Ahora, en el invierno, en los días más cortos del año, hay que subir a Medinaceli a mediodía. Para poder ver, desde la balconada que se forma ante el gran arco de triunfo puesto por los romanos, la gloria luminosa del valle y los montes lejanos. Las piedras de la vieja muralla árabe soltarán sombras duras, como palabras hondas. Palabras que serán como estas, compases de la vida para justificar latidos. Aquí no se viene a nada: a pasear, a mirar, a soñar. A saber que se está en Medinaceli, a sentir silenciosa y fría la mano de la historia en el cogote. A pensar que España es grande porque nació, tras siglos de sufrimiento y renuncias, de sitios como este, de gentes que aquí habitaban. Se viene también, -pienso- a recordar los versos de Pedro Salinas en «La voz a ti debida», cuando dice que «Nos cobijaban techos,/ menos que techos, nubes;/ menos que nubes, cielos;/ aún menos, aire, nada», y bajo el azul sereno, potente, del cielo castellano en otoñada limpia, poder con el poeta castellano decir en verdad que «No en palacios de mármol,/ no en meses, no, ni en cifras,/ nunca pisando el suelo:/ en leves mundos frágiles/ hemos vivido juntos». Aquí puedes, lector, si quieres sentir la gloria de ser humano, o el «dolorido sentir» de aquel hombre de Azorín, que miraba a Castilla con la cara apoyada en una mano, estar a gusto.

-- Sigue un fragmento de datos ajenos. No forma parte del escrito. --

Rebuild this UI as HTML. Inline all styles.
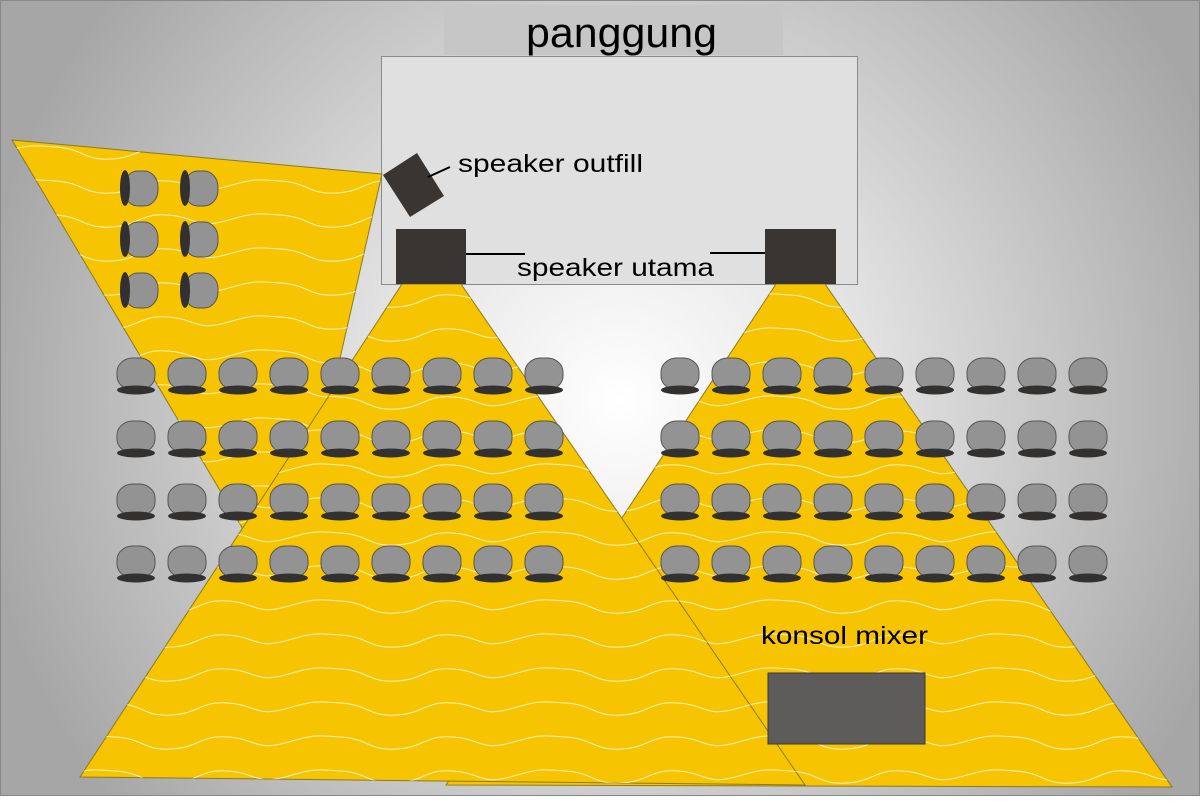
<!DOCTYPE html>
<html><head><meta charset="utf-8"><style>
html,body{margin:0;padding:0;}
body{width:1200px;height:796px;overflow:hidden;}
svg text{font-family:"Liberation Sans",sans-serif;fill:#000;}
</style></head><body>
<svg width="1200" height="796" viewBox="0 0 1200 796" xmlns="http://www.w3.org/2000/svg">
<defs>
<radialGradient id="bg" cx="620" cy="400" r="650" gradientUnits="userSpaceOnUse">
<stop offset="0" stop-color="#ffffff"/>
<stop offset="0.35" stop-color="#e6e6e6"/>
<stop offset="1" stop-color="#a6a6a6"/>
</radialGradient>
<pattern id="wv" width="225" height="34" patternUnits="userSpaceOnUse">
<path d="M0 17 C28 9 28 9 56 11 C84 13 84 25 112 23 C140 21 140 9 168 11 C196 13 196 25 225 17" fill="none" stroke="#fff" stroke-width="1" opacity="0.75"/>
</pattern>
<pattern id="wv2" width="225" height="34" patternUnits="userSpaceOnUse" patternTransform="translate(60,12)">
<path d="M0 17 C28 9 28 9 56 11 C84 13 84 25 112 23 C140 21 140 9 168 11 C196 13 196 25 225 17" fill="none" stroke="#fff" stroke-width="1" opacity="0.75"/>
</pattern>
<g id="seat">
<rect x="-19" y="0" width="38" height="32" rx="16" ry="14" fill="#939393" stroke="#555" stroke-width="1"/>
<ellipse cx="0" cy="32" rx="19" ry="4.5" fill="#333030"/>
</g>
<g id="seatL">
<rect x="0" y="-17" width="34" height="35" rx="14" ry="16" fill="#939393" stroke="#555" stroke-width="1"/>
<ellipse cx="1" cy="0" rx="5" ry="18" fill="#333030"/>
</g>
</defs>
<rect width="1200" height="796" fill="url(#bg)"/>
<rect x="0.5" y="0.5" width="1199" height="795" fill="none" stroke="#888" stroke-width="1"/>

<rect x="444" y="5" width="339" height="50" fill="#c6c6c6"/>
<text x="526" y="47" font-size="42" textLength="191" lengthAdjust="spacingAndGlyphs">panggung</text>
<rect x="381.5" y="56.5" width="476" height="228" fill="#e0e0e0" stroke="#8a8a8a" stroke-width="1"/>

<polygon points="776,284 825,284 1172,787 446,785" fill="#f6c400" stroke="#8a7a20" stroke-width="1"/>
<polygon points="776,284 825,284 1172,787 446,785" fill="url(#wv2)"/>
<polygon points="12,140 382,174 285,600" fill="#f6c400" stroke="#8a7a20" stroke-width="1"/>
<polygon points="12,140 382,174 285,600" fill="url(#wv)"/>
<polygon points="402,284 461,284 805,785 80,777" fill="#f6c400" stroke="#8a7a20" stroke-width="1"/>
<polygon points="402,284 461,284 805,785 80,777" fill="url(#wv2)"/>

<polygon points="417,153 444,196 410,217 383,175" fill="#383533"/>
<line x1="428" y1="177" x2="450" y2="167" stroke="#000" stroke-width="2"/>
<text x="458" y="172" font-size="25" textLength="185" lengthAdjust="spacingAndGlyphs">speaker outfill</text>
<rect x="396" y="229" width="70" height="55" fill="#383533"/>
<rect x="765" y="229" width="71" height="55" fill="#383533"/>
<line x1="466" y1="254" x2="525" y2="254" stroke="#000" stroke-width="2"/>
<line x1="710" y1="253" x2="765" y2="253" stroke="#000" stroke-width="2"/>
<text x="517" y="276" font-size="25" textLength="197" lengthAdjust="spacingAndGlyphs">speaker utama</text>

<use href="#seatL" x="124" y="188"/><use href="#seatL" x="184" y="188"/>
<use href="#seatL" x="124" y="239"/><use href="#seatL" x="184" y="239"/>
<use href="#seatL" x="124" y="290"/><use href="#seatL" x="184" y="290"/>

<g id="lg">
<g id="row">
<use href="#seat" x="136" y="358"/><use href="#seat" x="187" y="358"/><use href="#seat" x="238" y="358"/>
<use href="#seat" x="289" y="358"/><use href="#seat" x="340" y="358"/><use href="#seat" x="391" y="358"/>
<use href="#seat" x="442" y="358"/><use href="#seat" x="493" y="358"/><use href="#seat" x="544" y="358"/>
</g>
<use href="#row" y="63"/><use href="#row" y="126"/><use href="#row" y="188"/>
</g>
<use href="#lg" x="544"/>

<text x="761" y="644" font-size="25" textLength="167" lengthAdjust="spacingAndGlyphs">konsol mixer</text>
<rect x="768" y="673" width="157" height="71" fill="#5e5c5a" stroke="#3a3a3a" stroke-width="1"/>
</svg>
</body></html>
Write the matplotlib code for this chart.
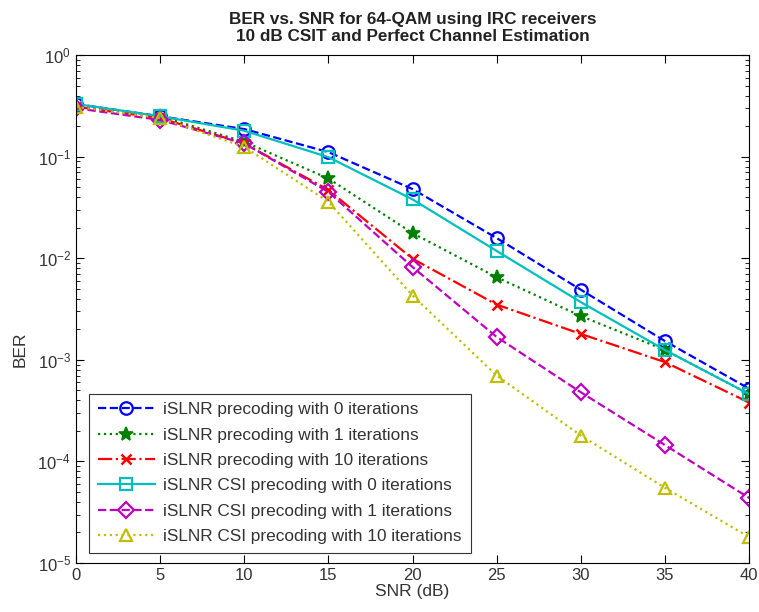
import matplotlib
matplotlib.use("Agg")
import matplotlib.pyplot as plt
from matplotlib.ticker import LogLocator, NullFormatter

plt.rcParams['font.family'] = ['Liberation Sans', 'DejaVu Sans']
plt.rcParams['mathtext.fontset'] = 'custom'
plt.rcParams['mathtext.rm'] = 'Liberation Sans'

# SNR points (dB)
snr = [0, 5, 10, 15, 20, 25, 30, 35, 40]

# BER values
ber_slnr_0 = [0.33, 0.25, 0.187, 0.111, 0.048, 0.0158, 0.0049, 0.00153, 0.00052]
ber_slnr_1 = [0.31, 0.25, 0.14, 0.061, 0.0177, 0.0065, 0.0027, 0.00125, 0.00046]
ber_slnr_10 = [0.31, 0.24, 0.135, 0.047, 0.0099, 0.0035, 0.0018, 0.00095, 0.00038]
ber_csi_0 = [0.33, 0.25, 0.18, 0.099, 0.038, 0.0118, 0.0037, 0.00125, 0.00046]
ber_csi_1 = [0.30, 0.23, 0.135, 0.045, 0.0082, 0.00168, 0.00048, 0.000145, 0.0000437]
ber_csi_10 = [0.31, 0.24, 0.125, 0.036, 0.0043, 0.0007, 0.00018, 0.000055, 0.000018]

labels = [
    "iSLNR precoding with 0 iterations",
    "iSLNR precoding with 1 iterations",
    "iSLNR precoding with 10 iterations",
    "iSLNR CSI precoding with 0 iterations",
    "iSLNR CSI precoding with 1 iterations",
    "iSLNR CSI precoding with 10 iterations",
]

fig = plt.figure(figsize=(7.59, 6.12), dpi=100)
ax = fig.add_axes([0.100, 0.080, 0.887, 0.830])

lw = 1.6
ax.semilogy(snr, ber_slnr_0, '--o', color='#0000ff', mfc='none', mew=1.6, ms=9, lw=lw, label=labels[0])
ax.semilogy(snr, ber_slnr_1, ':*', color='#008000', mfc='#008000', mew=1.2, ms=10, lw=lw, label=labels[1])
ax.semilogy(snr, ber_slnr_10, '-.x', color='#ff0000', mew=1.8, ms=7, lw=lw, label=labels[2])
ax.semilogy(snr, ber_csi_0, '-s', color='#00bfbf', mfc='none', mew=1.6, ms=8, lw=lw, label=labels[3])
ax.semilogy(snr, ber_csi_1, '--D', color='#bf00bf', mfc='none', mew=1.6, ms=8, lw=lw, label=labels[4])
ax.semilogy(snr, ber_csi_10, ':^', color='#bfbf00', mfc='none', mew=1.6, ms=9, lw=lw, label=labels[5])

ax.set_xlim(0, 40)
ax.set_ylim(1e-5, 1)
ax.set_xticks(range(0, 41, 5))
ax.yaxis.set_major_locator(LogLocator(base=10, numticks=10))
ax.yaxis.set_minor_locator(LogLocator(base=10, subs=range(2, 10), numticks=10))
ax.yaxis.set_minor_formatter(NullFormatter())
ax.tick_params(which='both', direction='in', top=True, right=True, labelsize=12,
               labelcolor='#333333')
ax.tick_params(which='major', length=6)
ax.tick_params(which='minor', length=3)

ax.set_xlabel("SNR (dB)", fontsize=12.5, labelpad=1, color='#333333')
ax.set_ylabel("BER", fontsize=12.5, color='#333333')
ax.yaxis.set_label_coords(-0.072, 0.42)
ax.set_title("BER vs. SNR for 64-QAM using IRC receivers\n10 dB CSIT and Perfect Channel Estimation",
             fontsize=12.3, fontweight='bold', pad=10, color='#222222')

leg = ax.legend(loc='lower left', bbox_to_anchor=(0.02, 0.02), fontsize=12.4,
                fancybox=False, framealpha=1, edgecolor='#333333', handlelength=3.3,
                labelspacing=0.6, borderpad=0.5, handletextpad=0.5, borderaxespad=0)
leg.get_frame().set_linewidth(0.8)
for t in leg.get_texts():
    t.set_color('#333333')

fig.savefig("out.png", dpi=100)
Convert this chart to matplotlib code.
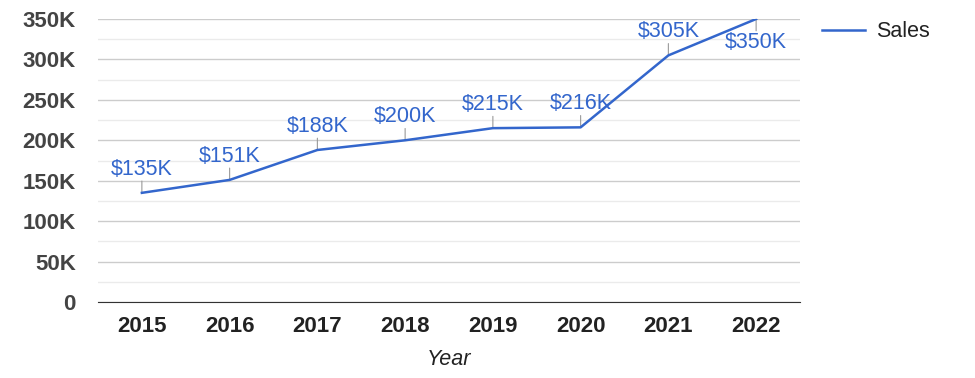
import matplotlib.pyplot as plt
from matplotlib.ticker import MultipleLocator, FuncFormatter

plt.rcParams['font.family'] = ['Liberation Sans', 'DejaVu Sans']

years = ['2015', '2016', '2017', '2018', '2019', '2020', '2021', '2022']
sales = [135, 151, 188, 200, 215, 216, 305, 350]  # thousands of $
labels_below = ['2022']

blue = '#3366CC'

fig = plt.figure(figsize=(9.75, 3.78), dpi=100)
ax = fig.add_axes([98 / 975, 76 / 378, 702 / 975, 283 / 378])

x = list(range(len(years)))
ax.plot(x, sales, color=blue, lw=1.8, label='Sales', zorder=3)

for xi, yr, v in zip(x, years, sales):
    below = yr in labels_below
    sign = -1 if below else 1
    # short grey leader from the point to its label
    ax.annotate('', xy=(xi, v), xytext=(0, sign * 8.5), textcoords='offset points',
                arrowprops=dict(arrowstyle='-', color='#999999', lw=0.8,
                                shrinkA=0, shrinkB=0), zorder=2)
    ax.annotate('${:d}K'.format(v), xy=(xi, v), xytext=(0, sign * 9.5),
                textcoords='offset points', ha='center',
                va='top' if below else 'bottom', color=blue, fontsize=15.5, zorder=4)

ax.set_xlim(-0.5, len(years) - 0.5)
ax.set_ylim(0, 350)
ax.set_xticks(x)
ax.set_xticklabels(years, fontsize=16, fontweight='bold', color='#222222')
ax.yaxis.set_major_locator(MultipleLocator(50))
ax.yaxis.set_minor_locator(MultipleLocator(25))
ax.yaxis.set_major_formatter(FuncFormatter(lambda v, p: '0' if v == 0 else '{:d}K'.format(int(v))))
for t in ax.get_yticklabels():
    t.set_fontsize(16)
    t.set_fontweight('bold')
    t.set_color('#444444')

ax.grid(axis='y', which='major', color='#cccccc', lw=1)
ax.grid(axis='y', which='minor', color='#ebebeb', lw=1)
ax.set_axisbelow(True)
ax.tick_params(axis='both', which='both', length=0)
ax.tick_params(axis='y', pad=16)
ax.tick_params(axis='x', pad=10)
for s in ['top', 'right', 'left']:
    ax.spines[s].set_visible(False)
ax.spines['bottom'].set_color('#333333')

ax.set_xlabel('Year', fontsize=15.5, fontstyle='italic', color='#222222', labelpad=9)

ax.legend(loc='upper left', bbox_to_anchor=(1.004, 1.06), frameon=False,
          fontsize=15.5, handlelength=2.0, handletextpad=0.5, labelcolor='#222222')

plt.savefig('out.png', dpi=100)
plt.close()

Medinaceli, tan cerca de nosotros, es un espacio-tubo por donde se va a otros mundos. ¿Una base de lanzamiento? No lo sé. Uno de esos mundos frágiles donde poder vivir fuera de los meses, de las cifras, de los palacios de mármol… o de los supermercados y las autopistas. Un lugar donde -lo sé por experiencia- se adelanta el alma a conocer futuros.